In this context, Spanish Conservatives have been unable or unwilling to articulate an alternative "vision" to the de-Christianized Spain that is being pushed by the Spanish Left. Indeed, Spanish Conservatives are often silenced into inaction by the leftwing canard that the PP seeks to take away the "rights" of the Spanish people in order to return Spain to the authoritarianism of the Franco dictatorship (1936-1975). Spanish Socialists habitually claim that only they can guarantee the future of Spanish democracy, and a great many Spaniards seem to agree.
In pursuit of moderation, the PP has for many years exercised political self-censorship by portraying itself simply as more a competent "manager" than the Socialist Party on questions of economics, immigration and social policy. But arcane public policy debates rarely inspire the masses, especially in the face of Zapatero's post-modern political rhetoric. The fact is that Spanish Conservatives lost the election because they failed to capture the imagination of ordinary voters. And they will continue to lose elections until they present voters with a grand vision for Spain's future.
The Spanish election offers some important lessons for European Conservatives more broadly. For example, they would benefit from articulating a new "vision" for the future of Europe, one that is solidly based on liberal democracy and free markets, on the primacy of the nation state, on traditional Judeo-Christian values, and on the common-sense logic of modernism.

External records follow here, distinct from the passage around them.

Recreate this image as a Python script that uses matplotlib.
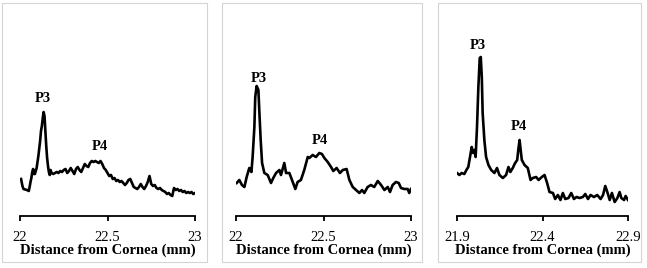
import matplotlib
matplotlib.use("Agg")
import matplotlib.pyplot as plt
from matplotlib.patches import Rectangle

# panel 1: distance (mm) and reflectance (arbitrary units)
x1 = [22.006, 22.014, 22.02, 22.04, 22.05, 22.055, 22.06, 22.065, 22.07, 22.075,
      22.08, 22.085, 22.095, 22.105, 22.115, 22.12, 22.125, 22.13, 22.135, 22.14,
      22.145, 22.15, 22.155, 22.16, 22.165, 22.17, 22.175, 22.18, 22.19, 22.20,
      22.21, 22.22, 22.23, 22.24, 22.25, 22.26, 22.27, 22.28, 22.29, 22.30,
      22.31, 22.32, 22.33, 22.34, 22.35, 22.36, 22.37, 22.38, 22.39, 22.40,
      22.41, 22.42, 22.43, 22.44, 22.45, 22.46, 22.47, 22.48, 22.49, 22.50,
      22.51, 22.52, 22.53, 22.54, 22.55, 22.56, 22.57, 22.58, 22.59, 22.60,
      22.61, 22.62, 22.63, 22.64, 22.65, 22.66, 22.67, 22.68, 22.69, 22.70,
      22.71, 22.72, 22.73, 22.74, 22.75, 22.76, 22.77, 22.78, 22.79, 22.80,
      22.81, 22.82, 22.83, 22.84, 22.85, 22.86, 22.87, 22.875, 22.88, 22.89,
      22.90, 22.91, 22.92, 22.93, 22.94, 22.95, 22.96, 22.97, 22.98, 22.99, 23.00]
y1 = [37, 30, 27, 26, 25, 29, 34, 38, 44, 47,
      42, 42, 48, 60, 75, 85, 90, 98, 104, 100,
      85, 70, 58, 50, 44, 41, 46, 43, 42, 43,
      44, 43, 45, 44, 46, 47, 43, 45, 48, 45,
      42, 47, 49, 46, 44, 48, 52, 50, 49, 53,
      55, 54, 55, 54, 53, 55, 52, 48, 46, 43,
      40, 41, 37, 38, 35, 36, 34, 35, 33, 31,
      33, 36, 37, 33, 29, 28, 27, 29, 32, 29,
      27, 30, 34, 40, 32, 30, 31, 28, 27, 28,
      26, 25, 24, 22, 23, 21, 20, 24, 28, 26,
      27, 25, 26, 24, 25, 23, 24, 23, 24, 22, 23]

# panel 2
x2 = [22.004, 22.019, 22.034, 22.048, 22.061, 22.076, 22.088, 22.095, 22.105, 22.11,
      22.118, 22.128, 22.133, 22.141, 22.149, 22.162, 22.181, 22.2, 22.213, 22.229,
      22.248, 22.257, 22.276, 22.286, 22.305, 22.32, 22.339, 22.352, 22.371, 22.39,
      22.41, 22.419, 22.438, 22.457, 22.476, 22.491, 22.505, 22.524, 22.543, 22.556,
      22.575, 22.594, 22.61, 22.632, 22.648, 22.667, 22.686, 22.705, 22.72, 22.733,
      22.752, 22.771, 22.79, 22.81, 22.829, 22.848, 22.867, 22.88, 22.895, 22.914,
      22.93, 22.943, 22.962, 22.981, 22.99, 23.0]
y2 = [33, 36, 31, 29, 39, 48, 44, 59, 89, 119,
      130, 126, 106, 76, 53, 43, 41, 33, 38, 43,
      46, 41, 53, 43, 43, 36, 27, 34, 36, 46,
      59, 58, 61, 59, 63, 62, 58, 54, 49, 45,
      48, 43, 46, 47, 36, 29, 26, 23, 26, 23,
      29, 31, 29, 35, 31, 26, 29, 24, 31, 34,
      33, 28, 27, 27, 23, 27]

# panel 3
x3 = [21.9, 21.914, 21.927, 21.943, 21.955, 21.966, 21.978, 21.986, 21.994, 22.002,
      22.009, 22.017, 22.025, 22.033, 22.039, 22.045, 22.05, 22.06, 22.07, 22.084,
      22.1, 22.119, 22.134, 22.148, 22.168, 22.187, 22.201, 22.212, 22.226, 22.24,
      22.252, 22.259, 22.266, 22.271, 22.279, 22.295, 22.314, 22.33, 22.343, 22.363,
      22.377, 22.396, 22.412, 22.427, 22.441, 22.461, 22.474, 22.49, 22.505, 22.519,
      22.533, 22.552, 22.568, 22.584, 22.599, 22.617, 22.636, 22.65, 22.666, 22.681,
      22.701, 22.72, 22.74, 22.754, 22.767, 22.779, 22.793, 22.806, 22.822, 22.838,
      22.851, 22.861, 22.877, 22.886, 22.9]
y3 = [43, 41, 43, 42, 46, 49, 61, 69, 63, 66,
      59, 89, 129, 158, 159, 139, 103, 76, 59, 51,
      46, 43, 48, 41, 38, 41, 49, 44, 48, 53,
      56, 67, 76, 68, 56, 51, 48, 36, 38, 39,
      36, 39, 41, 33, 24, 23, 17, 21, 16, 23,
      17, 18, 23, 17, 19, 18, 19, 22, 17, 21,
      19, 21, 17, 21, 30, 24, 16, 23, 14, 18,
      24, 18, 16, 20, 16]

series = [(x1, y1), (x2, y2), (x3, y3)]
xticks = [[22, 22.5, 23], [22, 22.5, 23], [21.9, 22.4, 22.9]]
xticklabels = [["22", "22.5", "23"], ["22", "22.5", "23"], ["21.9", "22.4", "22.9"]]
peak_labels = ["P3", "P4"]
peak_pos = [[(22.133, 117), (22.457, 69)],
            [(22.133, 138), (22.482, 75)],
            [(22.021, 171), (22.259, 89)]]

W, H = 647, 268
fig = plt.figure(figsize=(W / 100, H / 100), dpi=100)
plt.rcParams["font.family"] = "Liberation Serif"

axes_px = [(20, 195), (236, 411), (457, 628)]
boxes_px = [(2, 207), (222, 422), (438, 641)]
top_px, axis_px = 10, 216

for i, (xs, ys) in enumerate(series):
    bl, br = boxes_px[i]
    fig.patches.append(Rectangle((bl / W, 1 - 262 / H), (br - bl) / W, (262 - 3) / H,
                                 transform=fig.transFigure, fill=False,
                                 edgecolor="#d4d4d4", linewidth=0.8))
    l, r = axes_px[i]
    ax = fig.add_axes([l / W, 1 - axis_px / H, (r - l) / W, (axis_px - top_px) / H])
    ax.plot(xs, ys, color="black", linewidth=1.9)
    ax.set_xlim(xticks[i][0], xticks[i][-1])
    ax.set_ylim(0, axis_px - top_px)
    ax.set_xticks(xticks[i])
    ax.set_xticklabels(xticklabels[i])
    ax.set_yticks([])
    for s in ["top", "right", "left"]:
        ax.spines[s].set_visible(False)
    ax.spines["bottom"].set_linewidth(1.3)
    ax.tick_params(axis="x", direction="out", length=3.5, width=1.3, pad=7,
                   labelsize=10.5)
    ax.set_xlabel("Distance from Cornea (mm)", fontsize=10.5, fontweight="bold",
                  labelpad=0)
    ax.patch.set_alpha(0)
    for lab, (px, py) in zip(peak_labels, peak_pos[i]):
        ax.text(px, py, lab, ha="center", va="center", fontsize=10.5,
                fontweight="bold")

fig.savefig("out.png", dpi=100)
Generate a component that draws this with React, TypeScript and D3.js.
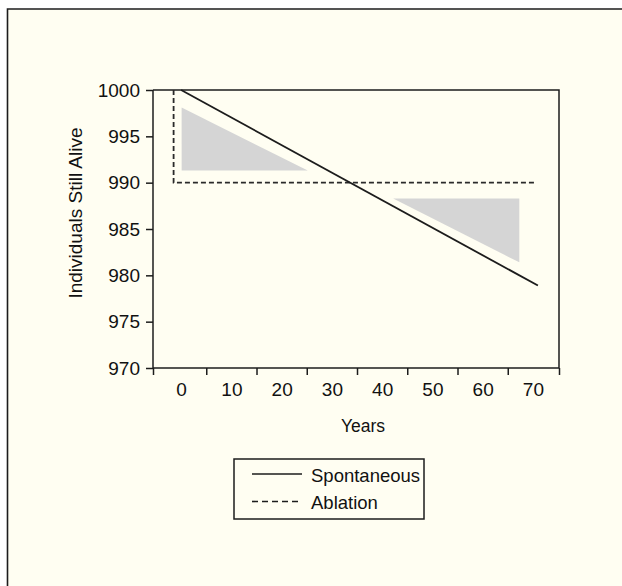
import React, { useEffect, useRef } from "react";
import * as d3 from "d3";

// values
const yearLabels = [0, 10, 20, 30, 40, 50, 60, 70];
const yearMinorTicks = [5, 15, 25, 35, 45, 55, 65];
const aliveTicks = [970, 975, 980, 985, 990, 995, 1000];

const spontaneousYears = [0, 71];
const spontaneousAlive = [1000, 978.9];

const ablationYears = [-1.5, -1.5, 70.5];
const ablationAlive = [1000, 990, 990];

// shaded triangles between the two curves
const earlyYears = [0.1, 0.1, 25.2];
const earlyAlive = [998.1, 991.3, 991.3];
const lateYears = [42.2, 67.3, 67.3];
const lateAlive = [988.3, 988.3, 981.4];

const legendNames = ["Spontaneous", "Ablation"];

const W = 622;
const H = 586;
const FONT = "'Liberation Sans', Arial, Helvetica, sans-serif";
const INK = "#1c1c1c";

export default function App() {
  const ref = useRef<SVGSVGElement | null>(null);

  useEffect(() => {
    const svg = d3.select(ref.current);
    svg.selectAll("*").remove();

    // figure frame (top and left edges only, cream fill)
    svg.append("rect").attr("x", 7.5).attr("y", 9).attr("width", W).attr("height", H).attr("fill", "#fffef2");
    svg.append("path").attr("d", `M7.5,${H} V9 H${W}`).attr("fill", "none").attr("stroke", INK).attr("stroke-width", 1.6);

    const left = 153, right = 559, top = 90, bottom = 368;

    const x = d3.scaleLinear().domain([-5.6, 75.2]).range([left, right]);
    const y = d3.scaleLinear().domain([970, 1000]).range([bottom, top]);

    const tri = (xs: number[], ys: number[]) =>
      d3.line<number>().x((d, i) => x(xs[i])).y((d, i) => y(ys[i]))(ys) + "Z";

    svg.append("path").attr("d", tri(earlyYears, earlyAlive)).attr("fill", "#d5d5d5");
    svg.append("path").attr("d", tri(lateYears, lateAlive)).attr("fill", "#d5d5d5");

    // plot box top and right
    svg.append("path")
      .attr("d", `M${left},${top} H${right} V${bottom}`)
      .attr("fill", "none").attr("stroke", INK).attr("stroke-width", 1.5);

    // y axis
    const yAxis = svg.append("g").attr("transform", `translate(${left},0)`)
      .call(d3.axisLeft(y).tickValues(aliveTicks).tickSize(7).tickPadding(6).tickFormat(d3.format("d")));
    yAxis.select(".domain").attr("stroke", INK).attr("stroke-width", 1.5).attr("d", `M0,${top}V${bottom}`);
    yAxis.selectAll(".tick line").attr("stroke", INK).attr("stroke-width", 1.5);
    yAxis.selectAll(".tick text").attr("font-family", FONT).attr("font-size", 19).attr("fill", "#111");

    // x axis: ticks between years, labels at years
    const xTicks = svg.append("g").attr("transform", `translate(0,${bottom})`)
      .call(d3.axisBottom(x).tickValues([x.domain()[0], ...yearMinorTicks, x.domain()[1]]).tickSize(7).tickFormat(() => ""));
    xTicks.select(".domain").attr("stroke", INK).attr("stroke-width", 1.5).attr("d", `M${left},0H${right}`);
    xTicks.selectAll(".tick line").attr("stroke", INK).attr("stroke-width", 1.5);

    const xLabels = svg.append("g").attr("transform", `translate(0,${bottom})`)
      .call(d3.axisBottom(x).tickValues(yearLabels).tickSize(0).tickPadding(15).tickFormat(d3.format("d")));
    xLabels.select(".domain").remove();
    xLabels.selectAll(".tick text").attr("font-family", FONT).attr("font-size", 19).attr("fill", "#111");

    // axis titles
    svg.append("text").attr("x", 363).attr("y", 432).attr("text-anchor", "middle")
      .attr("font-family", FONT).attr("font-size", 17.5).attr("fill", "#111").text("Years");
    svg.append("text").attr("transform", "translate(82,213) rotate(-90)").attr("text-anchor", "middle")
      .attr("font-family", FONT).attr("font-size", 19).attr("fill", "#111").text("Individuals Still Alive");

    // series
    const line = (xs: number[], ys: number[]) =>
      d3.line<number>().x((d, i) => x(xs[i])).y((d, i) => y(ys[i]))(ys);

    svg.append("path").attr("d", line(ablationYears, ablationAlive))
      .attr("fill", "none").attr("stroke", "#2a2a2a").attr("stroke-width", 1.8).attr("stroke-dasharray", "5,3");
    svg.append("path").attr("d", line(spontaneousYears, spontaneousAlive))
      .attr("fill", "none").attr("stroke", INK).attr("stroke-width", 1.8);

    // legend
    const lg = svg.append("g");
    lg.append("rect").attr("x", 234).attr("y", 459).attr("width", 190).attr("height", 60)
      .attr("fill", "none").attr("stroke", INK).attr("stroke-width", 1.5);
    legendNames.forEach((name, i) => {
      const ly = 474 + i * 27.5;
      lg.append("line").attr("x1", 252).attr("x2", 302).attr("y1", ly).attr("y2", ly)
        .attr("stroke", INK).attr("stroke-width", 1.6)
        .attr("stroke-dasharray", i === 1 ? "6,4" : null);
      lg.append("text").attr("x", 311).attr("y", ly + 7.5)
        .attr("font-family", FONT).attr("font-size", 18.5).attr("fill", "#111").text(name);
    });
  }, []);

  return (
    <svg
      ref={ref}
      width={W}
      height={H}
      style={{ position: "absolute", left: 0, top: 0, display: "block", background: "#fff" }}
    />
  );
}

European Conservatives (like their counterparts in the United States) could also be doing a better job at politics, that is to say, by making a greater effort to educate voters about alternatives to the post-modern cultural, social and political morass of the European Left.
As the Spanish Conservatives have learned the hard way, in the era of post-modern politics, it is better to be "for" something rather than "against" something.